Problem description -> Please output every line of the material as it stands, without the pictures.

Data provided ->
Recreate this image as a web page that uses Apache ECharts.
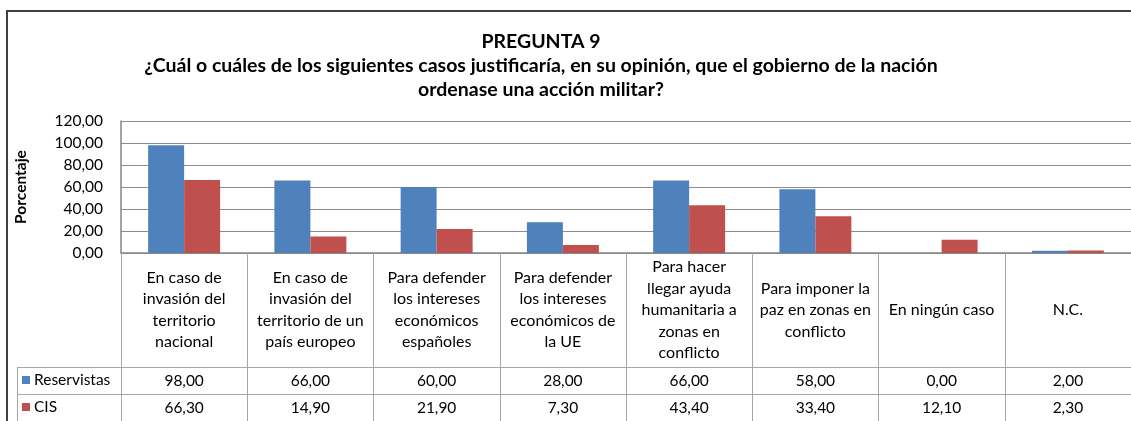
<!DOCTYPE html>
<html>
<head>
<meta charset="utf-8">
<script src="https://cdn.jsdelivr.net/npm/echarts@6/dist/echarts.min.js"></script>
<style>
html, body { margin: 0; padding: 0; background: #fff; }
#main { width: 1131px; height: 421px; }
</style>
</head>
<body>
<div id="main"></div>
<script>
// datos de la pregunta 9
var categorias = [
    'En caso de\ninvasión del\nterritorio\nnacional',
    'En caso de\ninvasión del\nterritorio de un\npaís europeo',
    'Para defender\nlos intereses\neconómicos\nespañoles',
    'Para defender\nlos intereses\neconómicos de\nla UE',
    'Para hacer\nllegar ayuda\nhumanitaria a\nzonas en\nconflicto',
    'Para imponer la\npaz en zonas en\nconflicto',
    'En ningún caso',
    'N.C.'
];
var reservistas = [98.0, 66.0, 60.0, 28.0, 66.0, 58.0, 0.0, 2.0];
var cis = [66.3, 14.9, 21.9, 7.3, 43.4, 33.4, 12.1, 2.3];
var ejeY = { min: 0, max: 120, interval: 20 };

var fuente = 'Lato';
var gris = '#a6a6a6';

function fmt(v) {
    return Number(v).toFixed(2).replace('.', ',');
}

// una leyenda por fila de la tabla
function leyenda(nombre, top) {
    return {
        data: [nombre],
        left: 22,
        top: top,
        padding: 0,
        icon: 'rect',
        itemWidth: 8,
        itemHeight: 8,
        itemGap: 0,
        selectedMode: false,
        textStyle: { fontFamily: fuente, fontSize: 15.5, color: '#000', padding: [0, 0, 0, -1] }
    };
}

var option = {
    animation: false,
    backgroundColor: '#fff',
    textStyle: { fontFamily: fuente },
    grid: { left: 121, top: 121, width: 1011, height: 132 },
    legend: [leyenda('Reservistas', 372), leyenda('CIS', 399)],
    xAxis: [
        {
            type: 'category',
            data: categorias,
            axisLine: { lineStyle: { color: '#868686', width: 1.5 } },
            axisTick: { show: true, length: 170, lineStyle: { color: gris } },
            axisLabel: {
                interval: 0,
                margin: 57,
                verticalAlign: 'middle',
                lineHeight: 21.5,
                fontSize: 16,
                fontFamily: fuente,
                color: '#000'
            }
        },
        {
            type: 'category',
            data: categorias,
            position: 'bottom',
            offset: 114,
            axisLine: { lineStyle: { color: gris } },
            axisTick: { show: false },
            axisLabel: {
                interval: 0,
                margin: 13.5,
                verticalAlign: 'middle',
                fontSize: 15.5,
                fontFamily: fuente,
                color: '#000',
                formatter: function (v, i) { return fmt(reservistas[i]); }
            }
        },
        {
            type: 'category',
            data: categorias,
            position: 'bottom',
            offset: 141,
            axisLine: { lineStyle: { color: gris } },
            axisTick: { show: false },
            axisLabel: {
                interval: 0,
                margin: 13.5,
                verticalAlign: 'middle',
                fontSize: 15.5,
                fontFamily: fuente,
                color: '#000',
                formatter: function (v, i) { return fmt(cis[i]); }
            }
        }
    ],
    yAxis: {
        type: 'value',
        min: ejeY.min,
        max: ejeY.max,
        interval: ejeY.interval,
        name: 'Porcentaje',
        nameLocation: 'middle',
        nameRotate: 90,
        nameGap: 92,
        nameTextStyle: { fontFamily: fuente, fontSize: 15.5, fontWeight: 'bold', color: '#000' },
        axisLine: { show: true, lineStyle: { color: '#868686', width: 1.5 } },
        axisTick: { show: false },
        splitLine: { lineStyle: { color: '#8c8c8c', width: 1 } },
        axisLabel: {
            margin: 18,
            fontSize: 15.5,
            fontFamily: fuente,
            color: '#000',
            formatter: function (v) { return fmt(v); }
        }
    },
    series: [
        {
            name: 'Reservistas',
            type: 'bar',
            data: reservistas,
            barGap: '0%',
            barCategoryGap: '43%',
            itemStyle: { color: '#4f81bd' }
        },
        {
            name: 'CIS',
            type: 'bar',
            data: cis,
            barGap: '0%',
            barCategoryGap: '43%',
            itemStyle: { color: '#c0504d' }
        }
    ],
    graphic: [
        // marco del gráfico
        { type: 'rect', shape: { x: 7, y: 11, width: 1300, height: 600 },
          style: { fill: 'none', stroke: '#404040', lineWidth: 2 }, silent: true },
        // título
        { type: 'text', x: 541, y: 30,
          style: { text: 'PREGUNTA 9\n¿Cuál o cuáles de los siguientes casos justificaría, en su opinión, que el gobierno de la nación\nordenase una acción militar?',
                   align: 'center', fill: '#000', font: 'bold 19.5px Lato', lineHeight: 24 } },
        // celdas de la leyenda
        { type: 'line', shape: { x1: 17, y1: 367.5, x2: 121, y2: 367.5 }, style: { stroke: gris, lineWidth: 1 } },
        { type: 'line', shape: { x1: 17, y1: 394.5, x2: 121, y2: 394.5 }, style: { stroke: gris, lineWidth: 1 } },
        { type: 'line', shape: { x1: 17.5, y1: 367, x2: 17.5, y2: 421 }, style: { stroke: gris, lineWidth: 1 } }
    ]
};

var myChart = echarts.init(document.getElementById('main'));
myChart.setOption(option, true);
</script>
</body>
</html>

Correct output ->
Recreate this image as a web page that uses Apache ECharts.
<!DOCTYPE html>
<html>
<head>
<meta charset="utf-8">
<script src="https://cdn.jsdelivr.net/npm/echarts@6/dist/echarts.min.js"></script>
<style>
html, body { margin: 0; padding: 0; background: #fff; }
#main { width: 1131px; height: 421px; }
</style>
</head>
<body>
<div id="main"></div>
<script>
// datos de la pregunta 9
var categorias = [
    'En caso de\ninvasión del\nterritorio\nnacional',
    'En caso de\ninvasión del\nterritorio de un\npaís europeo',
    'Para defender\nlos intereses\neconómicos\nespañoles',
    'Para defender\nlos intereses\neconómicos de\nla UE',
    'Para hacer\nllegar ayuda\nhumanitaria a\nzonas en\nconflicto',
    'Para imponer la\npaz en zonas en\nconflicto',
    'En ningún caso',
    'N.C.'
];
var reservistas = [98.0, 66.0, 60.0, 28.0, 66.0, 58.0, 0.0, 2.0];
var cis = [66.3, 14.9, 21.9, 7.3, 43.4, 33.4, 12.1, 2.3];
var ejeY = { min: 0, max: 120, interval: 20 };

var fuente = 'Lato';
var gris = '#a6a6a6';

function fmt(v) {
    return Number(v).toFixed(2).replace('.', ',');
}

// una leyenda por fila de la tabla
function leyenda(nombre, top) {
    return {
        data: [nombre],
        left: 22,
        top: top,
        padding: 0,
        icon: 'rect',
        itemWidth: 8,
        itemHeight: 8,
        itemGap: 0,
        selectedMode: false,
        textStyle: { fontFamily: fuente, fontSize: 15.5, color: '#000', padding: [0, 0, 0, -1] }
    };
}

var option = {
    animation: false,
    backgroundColor: '#fff',
    textStyle: { fontFamily: fuente },
    grid: { left: 121, top: 121, width: 1011, height: 132 },
    legend: [leyenda('Reservistas', 372), leyenda('CIS', 399)],
    xAxis: [
        {
            type: 'category',
            data: categorias,
            axisLine: { lineStyle: { color: '#868686', width: 1.5 } },
            axisTick: { show: true, length: 170, lineStyle: { color: gris } },
            axisLabel: {
                interval: 0,
                margin: 57,
                verticalAlign: 'middle',
                lineHeight: 21.5,
                fontSize: 16,
                fontFamily: fuente,
                color: '#000'
            }
        },
        {
            type: 'category',
            data: categorias,
            position: 'bottom',
            offset: 114,
            axisLine: { lineStyle: { color: gris } },
            axisTick: { show: false },
            axisLabel: {
                interval: 0,
                margin: 13.5,
                verticalAlign: 'middle',
                fontSize: 15.5,
                fontFamily: fuente,
                color: '#000',
                formatter: function (v, i) { return fmt(reservistas[i]); }
            }
        },
        {
            type: 'category',
            data: categorias,
            position: 'bottom',
            offset: 141,
            axisLine: { lineStyle: { color: gris } },
            axisTick: { show: false },
            axisLabel: {
                interval: 0,
                margin: 13.5,
                verticalAlign: 'middle',
                fontSize: 15.5,
                fontFamily: fuente,
                color: '#000',
                formatter: function (v, i) { return fmt(cis[i]); }
            }
        }
    ],
    yAxis: {
        type: 'value',
        min: ejeY.min,
        max: ejeY.max,
        interval: ejeY.interval,
        name: 'Porcentaje',
        nameLocation: 'middle',
        nameRotate: 90,
        nameGap: 92,
        nameTextStyle: { fontFamily: fuente, fontSize: 15.5, fontWeight: 'bold', color: '#000' },
        axisLine: { show: true, lineStyle: { color: '#868686', width: 1.5 } },
        axisTick: { show: false },
        splitLine: { lineStyle: { color: '#8c8c8c', width: 1 } },
        axisLabel: {
            margin: 18,
            fontSize: 15.5,
            fontFamily: fuente,
            color: '#000',
            formatter: function (v) { return fmt(v); }
        }
    },
    series: [
        {
            name: 'Reservistas',
            type: 'bar',
            data: reservistas,
            barGap: '0%',
            barCategoryGap: '43%',
            itemStyle: { color: '#4f81bd' }
        },
        {
            name: 'CIS',
            type: 'bar',
            data: cis,
            barGap: '0%',
            barCategoryGap: '43%',
            itemStyle: { color: '#c0504d' }
        }
    ],
    graphic: [
        // marco del gráfico
        { type: 'rect', shape: { x: 7, y: 11, width: 1300, height: 600 },
          style: { fill: 'none', stroke: '#404040', lineWidth: 2 }, silent: true },
        // título
        { type: 'text', x: 541, y: 30,
          style: { text: 'PREGUNTA 9\n¿Cuál o cuáles de los siguientes casos justificaría, en su opinión, que el gobierno de la nación\nordenase una acción militar?',
                   align: 'center', fill: '#000', font: 'bold 19.5px Lato', lineHeight: 24 } },
        // celdas de la leyenda
        { type: 'line', shape: { x1: 17, y1: 367.5, x2: 121, y2: 367.5 }, style: { stroke: gris, lineWidth: 1 } },
        { type: 'line', shape: { x1: 17, y1: 394.5, x2: 121, y2: 394.5 }, style: { stroke: gris, lineWidth: 1 } },
        { type: 'line', shape: { x1: 17.5, y1: 367, x2: 17.5, y2: 421 }, style: { stroke: gris, lineWidth: 1 } }
    ]
};

var myChart = echarts.init(document.getElementById('main'));
myChart.setOption(option, true);
</script>
</body>
</html>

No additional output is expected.